After the Emancipation Proclamation, 2000 blacks took legislative office. From mayors to congressmen, many southern blacks were excelling in positions of authority and influence.This triggered a backlash. Many whites thought the black man had received his just due, and began lynching, removing civil rights and locking up blacks for petty crimes in overwhelming numbers. Its why so many people left and migrated to Chicago, NY, Detroit and LA.
Many southern blacks who didn’t have the resources to leave were imprisoned, doing manual labor as property of the state and private companies.
Now here’s the catch. During slavery the first time around, when your owned by a family, they abused you, but they kept you alive… cause you were expensive. With prison slavery you’re owned by the state, so if you died they didn’t care, they could just go and get ‘another negro.’
Ultimately, you had these brothers working on the chain gang, building the railroads, industrial complexes, mining what would become the landscape of 21st century America, while literally passing out and dying in the field under horrid conditions. Working in the sweltering heat, lack of nourishment, physical, mental and sexual abuse all ran rampant as part of prison life. If you fell behind in the field you were beaten, possibly killed.
To keep everyone in line, on time and safe, the prisoners began singing call and response songs together, songs originally birthed from their own churches and communities. They would sing and strike their axes and hammers on the down beat, in hopes to keep everyone safe, as the they continued working as slaves to the state.
With the Emancipation Proclamation, slavery hadn’t ended, it only grew more complex.
You’re listening to the inmates keep each other in time and alive in Camp B at Parchman Farm in Mississippi, 1947.
Black man, Black woman, the truth is you are RESILIENT. You are resourceful, you are courageous. Despite all the attempts in the world of people trying to make you believe a degraded version of yourself, your family historically has fought and fought and fought for you to be able to get to this place. You keep fighting with grace and humility to take you and your family to the next place.
The reason they want to keep our progression controlled, made blacks congregating illegal, try to distract, confuse and dissolve us so much is because we are SO POWERFUL. As you listen, know that despite every attempt to assassinate our blackness, our mind, our opportunities, our advancement, YET Again WE RISE.

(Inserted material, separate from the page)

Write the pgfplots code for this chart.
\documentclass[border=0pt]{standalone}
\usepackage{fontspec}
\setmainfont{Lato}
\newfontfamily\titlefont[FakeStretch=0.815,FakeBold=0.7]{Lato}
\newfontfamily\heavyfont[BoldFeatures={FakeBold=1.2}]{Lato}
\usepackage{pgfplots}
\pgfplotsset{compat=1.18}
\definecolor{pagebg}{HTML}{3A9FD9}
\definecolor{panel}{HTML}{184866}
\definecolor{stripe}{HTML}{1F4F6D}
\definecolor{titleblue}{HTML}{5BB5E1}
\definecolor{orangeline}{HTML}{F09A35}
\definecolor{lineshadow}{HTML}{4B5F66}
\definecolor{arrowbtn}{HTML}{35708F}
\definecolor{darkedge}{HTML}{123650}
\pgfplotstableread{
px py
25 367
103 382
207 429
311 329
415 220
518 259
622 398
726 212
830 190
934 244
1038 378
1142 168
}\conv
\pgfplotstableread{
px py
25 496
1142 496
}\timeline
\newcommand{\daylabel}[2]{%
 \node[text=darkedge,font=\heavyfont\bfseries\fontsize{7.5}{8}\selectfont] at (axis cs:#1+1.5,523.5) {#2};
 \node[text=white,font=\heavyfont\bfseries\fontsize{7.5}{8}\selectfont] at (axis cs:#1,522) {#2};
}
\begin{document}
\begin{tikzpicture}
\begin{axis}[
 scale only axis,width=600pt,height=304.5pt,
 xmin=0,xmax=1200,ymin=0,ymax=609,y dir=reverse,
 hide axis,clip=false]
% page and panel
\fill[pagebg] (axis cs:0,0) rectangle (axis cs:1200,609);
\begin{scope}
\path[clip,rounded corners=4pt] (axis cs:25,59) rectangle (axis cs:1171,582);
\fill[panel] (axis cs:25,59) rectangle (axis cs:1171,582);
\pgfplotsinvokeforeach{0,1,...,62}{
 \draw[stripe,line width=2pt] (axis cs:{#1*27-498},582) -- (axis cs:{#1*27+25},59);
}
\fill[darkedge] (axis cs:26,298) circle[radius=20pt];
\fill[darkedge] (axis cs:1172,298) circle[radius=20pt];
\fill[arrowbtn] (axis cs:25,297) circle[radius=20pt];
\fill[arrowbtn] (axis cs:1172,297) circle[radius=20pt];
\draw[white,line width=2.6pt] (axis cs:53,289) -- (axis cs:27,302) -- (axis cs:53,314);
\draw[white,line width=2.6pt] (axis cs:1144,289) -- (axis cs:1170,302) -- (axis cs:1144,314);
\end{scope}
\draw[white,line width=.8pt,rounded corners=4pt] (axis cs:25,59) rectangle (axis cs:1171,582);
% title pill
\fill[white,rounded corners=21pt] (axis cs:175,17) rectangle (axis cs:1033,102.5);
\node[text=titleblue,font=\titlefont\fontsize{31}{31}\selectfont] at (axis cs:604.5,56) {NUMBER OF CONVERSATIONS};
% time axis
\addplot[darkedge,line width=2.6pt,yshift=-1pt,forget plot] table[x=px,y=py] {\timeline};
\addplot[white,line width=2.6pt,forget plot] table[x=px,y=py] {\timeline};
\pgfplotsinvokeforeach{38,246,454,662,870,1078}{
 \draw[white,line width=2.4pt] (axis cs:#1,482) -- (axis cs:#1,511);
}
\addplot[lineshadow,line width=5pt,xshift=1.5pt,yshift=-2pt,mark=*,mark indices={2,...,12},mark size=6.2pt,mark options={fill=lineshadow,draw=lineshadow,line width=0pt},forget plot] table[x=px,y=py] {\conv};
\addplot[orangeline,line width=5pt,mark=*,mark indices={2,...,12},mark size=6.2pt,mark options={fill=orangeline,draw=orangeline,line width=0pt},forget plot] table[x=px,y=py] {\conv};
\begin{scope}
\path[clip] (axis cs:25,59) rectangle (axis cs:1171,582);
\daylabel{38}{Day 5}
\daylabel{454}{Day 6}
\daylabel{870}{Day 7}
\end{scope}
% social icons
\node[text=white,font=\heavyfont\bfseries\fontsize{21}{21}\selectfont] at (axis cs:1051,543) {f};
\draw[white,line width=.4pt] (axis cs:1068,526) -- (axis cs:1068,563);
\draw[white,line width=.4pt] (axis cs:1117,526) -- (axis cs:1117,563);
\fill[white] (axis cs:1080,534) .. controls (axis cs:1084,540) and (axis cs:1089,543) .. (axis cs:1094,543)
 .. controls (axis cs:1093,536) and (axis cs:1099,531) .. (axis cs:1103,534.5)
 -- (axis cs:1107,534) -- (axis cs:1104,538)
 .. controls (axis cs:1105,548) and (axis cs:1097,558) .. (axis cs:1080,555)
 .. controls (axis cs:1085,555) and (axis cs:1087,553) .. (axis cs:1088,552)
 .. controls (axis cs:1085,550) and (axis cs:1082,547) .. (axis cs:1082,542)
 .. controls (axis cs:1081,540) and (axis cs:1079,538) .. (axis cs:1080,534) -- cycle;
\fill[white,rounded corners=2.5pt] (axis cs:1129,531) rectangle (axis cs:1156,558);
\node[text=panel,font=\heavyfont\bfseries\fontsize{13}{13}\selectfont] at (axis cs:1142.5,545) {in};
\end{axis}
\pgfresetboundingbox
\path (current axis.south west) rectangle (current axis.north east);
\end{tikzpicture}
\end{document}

When we think of prison we tend to think of the overt harshness – the physical, sexual, mental abuse, the over working, the terrible living conditions… and they are every bit as horrible as they sound, but we often overlook the subtle killers, the pain these men and women felt due to loneliness and isolation.

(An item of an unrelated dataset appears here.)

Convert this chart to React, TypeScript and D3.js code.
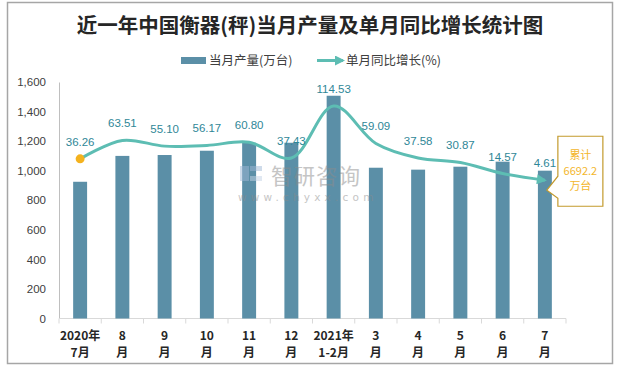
import { useEffect, useRef } from 'react'
import * as d3 from 'd3'

const W = 618, H = 367
const M = { top: 82, right: 52, bottom: 48.5, left: 59 }

const CATEGORIES = ['2020年\n7月', '8\n月', '9\n月', '10\n月', '11\n月', '12\n月', '2021年\n1-2月', '3\n月', '4\n月', '5\n月', '6\n月', '7\n月']
const OUTPUT = [925, 1100, 1106, 1135, 1189, 1189, 1507, 1020, 1007, 1027, 1061, 1000]
const GROWTH = [36.26, 63.51, 55.10, 56.17, 60.80, 37.43, 114.53, 59.09, 37.58, 30.87, 14.57, 4.61]
const Y_TICKS = [0, 200, 400, 600, 800, 1000, 1200, 1400, 1600]
const Y2_DOMAIN = [-200, 150]
const TOTAL = ['累计', '6692.2', '万台']

const TITLE = '近一年中国衡器(秤)当月产量及单月同比增长统计图'
const LEGEND_BAR = '当月产量(万台)'
const LEGEND_LINE = '单月同比增长(%)'

const BAR_C = '#5b8fa7'
const LINE_C = '#5dbdb3'
const LABEL_C = '#2f8797'
const DOT_C = '#f4b21e'
const FONT = '"Noto Sans CJK SC", "Liberation Sans", sans-serif'

export default function App() {
  const svgRef = useRef<SVGSVGElement>(null)

  useEffect(() => {
    const svg = d3.select(svgRef.current!)
    svg.selectAll('*').remove()

    const x0 = M.left, x1 = W - M.right
    const y0 = H - M.bottom, y1 = M.top

    // ── frame ─────────────────────────────────────────────────────────────
    svg.append('rect').attr('x', 7.5).attr('y', 2.5).attr('width', 605).attr('height', 361)
      .attr('fill', '#fff').attr('stroke', '#a6a6a6').attr('stroke-width', 1.5)

    // ── defs ──────────────────────────────────────────────────────────────
    const defs = svg.append('defs')
    defs.append('marker').attr('id', 'arr')
      .attr('viewBox', '0 0 10 10').attr('refX', 8).attr('refY', 5)
      .attr('markerWidth', 11).attr('markerHeight', 10)
      .attr('markerUnits', 'userSpaceOnUse').attr('orient', 'auto')
      .append('path').attr('d', 'M0,0 L10,5 L0,10 Z').attr('fill', LINE_C)

    // ── title + legend ────────────────────────────────────────────────────
    svg.append('text').attr('x', 310).attr('y', 33).attr('text-anchor', 'middle')
      .attr('font-family', FONT).attr('font-weight', 700).attr('font-size', 20.5)
      .attr('fill', '#262626').text(TITLE)

    svg.append('rect').attr('x', 181).attr('y', 57).attr('width', 25).attr('height', 7).attr('fill', BAR_C)
    svg.append('text').attr('x', 209).attr('y', 64.5).attr('font-family', FONT).attr('font-size', 12.5)
      .attr('fill', '#404040').text(LEGEND_BAR)
    svg.append('line').attr('x1', 317).attr('x2', 343).attr('y1', 60.5).attr('y2', 60.5)
      .attr('stroke', LINE_C).attr('stroke-width', 3).attr('marker-end', 'url(#arr)')
    svg.append('text').attr('x', 346).attr('y', 64.5).attr('font-family', FONT).attr('font-size', 12.5)
      .attr('fill', '#404040').text(LEGEND_LINE)

    // ── scales ────────────────────────────────────────────────────────────
    const x = d3.scaleBand<string>().domain(CATEGORIES).range([x0, x1])
      .paddingInner(0.67).paddingOuter(0.335)
    const cx = (i: number) => x(CATEGORIES[i])! + x.bandwidth() / 2
    const y = d3.scaleLinear().domain([0, 1600]).range([y0, y1])
    const y2 = d3.scaleLinear().domain(Y2_DOMAIN).range([y0, y1])

    // ── axes ──────────────────────────────────────────────────────────────
    const yAx = svg.append('g').attr('transform', `translate(${x0},0)`)
      .call(d3.axisLeft(y).tickValues(Y_TICKS).tickFormat(d3.format(',')).tickSize(0).tickPadding(13))
    yAx.select('.domain').attr('stroke', '#bfbfbf')
    yAx.selectAll('.tick text').attr('font-family', '"Liberation Sans", Arial, sans-serif')
      .attr('font-size', 11.5).attr('fill', '#404040')

    svg.append('line').attr('x1', x0).attr('x2', x1).attr('y1', y0).attr('y2', y0)
      .attr('stroke', '#d9d9d9').attr('stroke-width', 1)
    svg.selectAll('line.xt').data(d3.range(CATEGORIES.length + 1)).join('line').attr('class', 'xt')
      .attr('x1', i => x0 + i * x.step()).attr('x2', i => x0 + i * x.step())
      .attr('y1', y0).attr('y2', y0 + 5).attr('stroke', '#d9d9d9')

    const xl = svg.selectAll('text.xl').data(CATEGORIES).join('text').attr('class', 'xl')
      .attr('text-anchor', 'middle').attr('font-family', FONT).attr('font-weight', 700)
      .attr('font-size', 12).attr('fill', '#262626')
    xl.each(function (d, i) {
      const t = d3.select(this)
      d.split('\n').forEach((s, k) => {
        t.append('tspan').attr('x', cx(i)).attr('y', y0 + 21 + k * 17.5).text(s)
      })
    })

    // ── bars ──────────────────────────────────────────────────────────────
    svg.selectAll('rect.bar').data(OUTPUT).join('rect').attr('class', 'bar')
      .attr('x', (_, i) => x(CATEGORIES[i])!).attr('width', x.bandwidth())
      .attr('y', d => y(d)).attr('height', d => y0 - y(d)).attr('fill', BAR_C)

    // ── watermark (semi-transparent, over the bars) ───────────────────────
    const wm = svg.append('g').attr('opacity', 0.5)
    wm.append('rect').attr('x', 240).attr('y', 166).attr('width', 9).attr('height', 15).attr('fill', '#9fb8d6')
    wm.append('rect').attr('x', 250).attr('y', 166).attr('width', 12).attr('height', 5).attr('fill', '#9fb8d6')
    wm.append('rect').attr('x', 250).attr('y', 176).attr('width', 12).attr('height', 5).attr('fill', '#c3d3e6')
    wm.append('text').attr('x', 271).attr('y', 184).attr('font-family', FONT).attr('font-size', 21.5)
      .attr('fill', '#8c8c8c').attr('letter-spacing', 1).text('智研咨询')
    wm.append('text').attr('x', 238).attr('y', 201).attr('font-family', '"DejaVu Sans", sans-serif')
      .attr('font-size', 10.5).attr('fill', '#8c8c8c').attr('letter-spacing', 4.2).text('www.chyxx.com')

    // ── growth line ───────────────────────────────────────────────────────
    const line = d3.line<number>().x((_, i) => cx(i)).y(d => y2(d)).curve(d3.curveCatmullRom.alpha(0.5))
    svg.append('path').attr('d', line(GROWTH)).attr('fill', 'none')
      .attr('stroke', LINE_C).attr('stroke-width', 3).attr('marker-end', 'url(#arr)')
    svg.append('circle').attr('cx', cx(0)).attr('cy', y2(GROWTH[0])).attr('r', 4.5).attr('fill', DOT_C)

    svg.selectAll('text.gl').data(GROWTH).join('text').attr('class', 'gl')
      .attr('x', (_, i) => cx(i)).attr('y', d => y2(d) - 13).attr('text-anchor', 'middle')
      .attr('font-family', '"Liberation Sans", Arial, sans-serif').attr('font-size', 11.5)
      .attr('fill', LABEL_C).text(d => d.toFixed(2))

    // ── cumulative callout ────────────────────────────────────────────────
    const last = GROWTH.length - 1
    const tx = cx(last) + 2, ty = y2(GROWTH[last]) + 10
    const bx = tx + 11, bw = 45, btop = ty - 54, bbot = ty + 16
    svg.append('path')
      .attr('d', `M${bx},${btop} H${bx + bw} V${bbot} H${bx} V${ty + 8} L${tx},${ty} L${bx},${ty - 14} Z`)
      .attr('fill', '#fff').attr('stroke', '#c39a2c').attr('stroke-width', 1.2)
    svg.selectAll('text.tot').data(TOTAL).join('text').attr('class', 'tot')
      .attr('x', bx + bw / 2).attr('y', (_, k) => btop + 23 + k * 15.5).attr('text-anchor', 'middle')
      .attr('font-family', FONT).attr('font-size', 11).attr('fill', '#f3b62c').text(d => d)
  }, [])

  return (
    <div style={{ position: 'absolute', left: 0, top: 0 }}>
      <svg ref={svgRef} width={W} height={H} style={{ display: 'block' }} />
    </div>
  )
}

At Angola Prison in Louisiana, known as the ‘Alcatraz of the South’ for its horrendous reputation, we find Odea Matthews. There’s a quiet fury in her. Amidst the compounded complexities and chaos ensuing at Angola, she isn’t loud, boisterous, there’s no panic in her voice. She’s simply tired. She’s singing alone and she’s tired.
Black codes led to countless women, men and children losing themselves to the isolation of prison. Its why this documentary EP is called Solitary Souls.
These inmates didn’t have a platform to tell their side of the story and be heard on their terms. Instead they were told what they could and couldn’t do as ‘free’ degraded citizens and eventually as enslaved convicts. I couldn’t let these voices be drowned in propaganda-fueled-education, media and distorted cultural norms, and couldn’t die knowing they died without adequate representation. Because these men and women represent us. They are our great grandfathers, fathers, mothers, sisters and brothers. We lose their true story, we lose ours.
You’re listening to Odea Matthews and the Mens Corrections at Angola prison in Louisiana, 1959.
The reason they don’t want us fully informed, recognizing the limitless of our true self, is because we are SO POWERFUL. As you listen, know that despite every attempt to assassinate our blackness, our mind, our opportunities, our advancement, YET Again WE RISE.